→ **Work required**
Search the records below for the word "this" and show every line where it occurs.

→ **Provided records**
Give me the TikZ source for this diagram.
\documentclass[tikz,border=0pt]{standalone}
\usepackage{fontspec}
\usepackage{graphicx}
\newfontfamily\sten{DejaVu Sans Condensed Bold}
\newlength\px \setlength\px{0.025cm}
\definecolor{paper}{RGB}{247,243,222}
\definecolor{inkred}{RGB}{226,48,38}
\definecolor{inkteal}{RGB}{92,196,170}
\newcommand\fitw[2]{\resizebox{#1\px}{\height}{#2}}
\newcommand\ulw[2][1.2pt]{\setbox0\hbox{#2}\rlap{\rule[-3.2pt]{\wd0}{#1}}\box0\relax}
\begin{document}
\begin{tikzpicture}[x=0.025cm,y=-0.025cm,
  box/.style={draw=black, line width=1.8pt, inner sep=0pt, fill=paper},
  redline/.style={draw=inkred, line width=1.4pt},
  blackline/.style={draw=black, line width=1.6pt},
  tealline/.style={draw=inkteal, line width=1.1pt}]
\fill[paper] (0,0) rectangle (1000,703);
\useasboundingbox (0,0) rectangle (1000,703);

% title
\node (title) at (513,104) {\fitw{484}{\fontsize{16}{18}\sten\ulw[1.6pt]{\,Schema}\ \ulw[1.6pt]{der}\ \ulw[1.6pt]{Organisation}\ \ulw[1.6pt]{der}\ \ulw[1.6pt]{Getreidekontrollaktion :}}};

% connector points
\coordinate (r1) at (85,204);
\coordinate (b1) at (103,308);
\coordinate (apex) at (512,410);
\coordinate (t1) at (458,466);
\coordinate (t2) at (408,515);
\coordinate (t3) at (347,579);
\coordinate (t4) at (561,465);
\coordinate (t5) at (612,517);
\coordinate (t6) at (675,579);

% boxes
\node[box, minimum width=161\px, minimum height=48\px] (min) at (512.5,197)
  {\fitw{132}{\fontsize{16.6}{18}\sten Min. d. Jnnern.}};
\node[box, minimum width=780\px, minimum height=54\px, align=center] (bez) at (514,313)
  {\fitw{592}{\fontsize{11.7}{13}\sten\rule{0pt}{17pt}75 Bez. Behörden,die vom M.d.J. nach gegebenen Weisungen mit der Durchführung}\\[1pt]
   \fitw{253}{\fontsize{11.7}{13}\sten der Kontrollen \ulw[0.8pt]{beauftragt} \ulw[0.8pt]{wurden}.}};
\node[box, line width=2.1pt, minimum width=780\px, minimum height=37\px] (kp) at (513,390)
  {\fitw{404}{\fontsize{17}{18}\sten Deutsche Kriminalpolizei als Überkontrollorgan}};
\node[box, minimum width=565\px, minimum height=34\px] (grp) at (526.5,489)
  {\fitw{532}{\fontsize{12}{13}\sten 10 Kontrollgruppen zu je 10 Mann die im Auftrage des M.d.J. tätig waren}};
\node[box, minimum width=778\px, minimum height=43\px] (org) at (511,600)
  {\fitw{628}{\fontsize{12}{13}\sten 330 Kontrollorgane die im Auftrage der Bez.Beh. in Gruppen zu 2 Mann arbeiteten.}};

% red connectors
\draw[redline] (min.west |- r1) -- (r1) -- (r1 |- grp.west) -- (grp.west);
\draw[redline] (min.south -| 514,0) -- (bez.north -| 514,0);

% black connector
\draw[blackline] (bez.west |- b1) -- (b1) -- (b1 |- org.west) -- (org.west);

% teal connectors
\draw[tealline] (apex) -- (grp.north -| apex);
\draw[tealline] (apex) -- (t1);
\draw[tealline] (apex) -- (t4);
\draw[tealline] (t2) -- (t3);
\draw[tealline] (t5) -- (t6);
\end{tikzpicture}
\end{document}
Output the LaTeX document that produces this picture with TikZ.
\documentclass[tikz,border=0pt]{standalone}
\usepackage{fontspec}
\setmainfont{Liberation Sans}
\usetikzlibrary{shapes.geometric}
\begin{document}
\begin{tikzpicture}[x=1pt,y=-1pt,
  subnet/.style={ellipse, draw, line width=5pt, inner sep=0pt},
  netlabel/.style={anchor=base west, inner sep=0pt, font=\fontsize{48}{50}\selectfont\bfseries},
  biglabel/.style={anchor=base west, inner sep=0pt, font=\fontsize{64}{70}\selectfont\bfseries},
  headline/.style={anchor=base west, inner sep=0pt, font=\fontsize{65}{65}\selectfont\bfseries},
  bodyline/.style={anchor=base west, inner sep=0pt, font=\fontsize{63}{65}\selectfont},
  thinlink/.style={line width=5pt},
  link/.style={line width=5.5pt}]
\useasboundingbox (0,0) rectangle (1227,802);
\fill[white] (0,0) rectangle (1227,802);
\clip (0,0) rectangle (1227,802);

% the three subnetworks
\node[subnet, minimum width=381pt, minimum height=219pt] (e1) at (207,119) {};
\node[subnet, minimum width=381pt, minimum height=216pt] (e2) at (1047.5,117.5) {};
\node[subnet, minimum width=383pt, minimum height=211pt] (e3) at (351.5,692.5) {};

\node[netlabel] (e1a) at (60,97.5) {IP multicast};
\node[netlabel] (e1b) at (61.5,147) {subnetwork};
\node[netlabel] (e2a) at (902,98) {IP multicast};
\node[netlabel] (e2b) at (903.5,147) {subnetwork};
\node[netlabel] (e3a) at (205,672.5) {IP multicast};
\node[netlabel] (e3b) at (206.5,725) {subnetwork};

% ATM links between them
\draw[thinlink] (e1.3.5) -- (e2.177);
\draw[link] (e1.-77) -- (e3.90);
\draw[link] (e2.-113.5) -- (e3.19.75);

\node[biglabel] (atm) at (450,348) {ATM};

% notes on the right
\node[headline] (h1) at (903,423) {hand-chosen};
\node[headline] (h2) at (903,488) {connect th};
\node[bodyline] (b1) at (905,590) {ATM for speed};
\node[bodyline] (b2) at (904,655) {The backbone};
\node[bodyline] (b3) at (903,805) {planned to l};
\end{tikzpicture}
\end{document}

→ **Finished answer**
Give me the TikZ source for this diagram.
Output the LaTeX document that produces this picture with TikZ.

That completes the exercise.